Calls flooded into CBS’ switchboard despite announcer Lindsey Nelson’s warning: “This is not live. Ladies and gentleman, Army did not score again.”
The confusion from people at home was understandable. What viewers saw was the debut of instant replay, the invention of CBS Sports director Tony Verna.
There’s also an urban myth associated with the technical challenges CBS faced that day.
Since the initial replay needed some time to queue the tape up, there’s a story about CBS sending somebody on the field to act as a drunk fan to hold the game up some so Verna could queue up the replay.
(7) Though ten sitting U.S. Presidents have attended the Army-Navy game since Teddy Roosevelt first visited in 1901 (it’s still unclear whether Joe Biden will be at this year’s game) only one future commander-in-chief played for one of the two schools.
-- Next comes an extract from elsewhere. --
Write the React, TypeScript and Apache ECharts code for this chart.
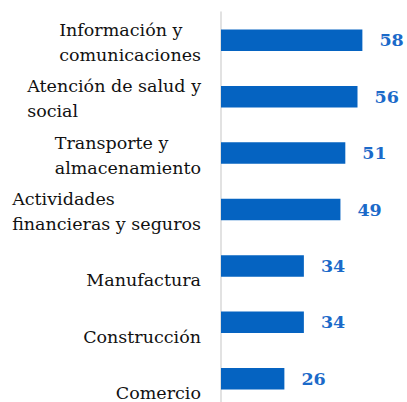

That was Dwight Eisenhower, a highly-regarded running back – the New York Times called him “one of the most promising backs in Eastern Football” – who played for Army from 1911-12. Though a knee injury prevented him from ever participating in the Army-Navy game, he graduated from West Point in 1915. The only other two U.S. Presidents to graduate from either school were Ulysses S. Grant (Army, 1843) and Jimmy Carter (Navy, 1946).
(8) This year’s game is only the third time in history that Army-Navy is being played on Dec. 10, both other occurrences coming in this century – Army won the 2016 contest 21-17 in Baltimore and Navy won the day 27-21 in 2011 in Landover, Md.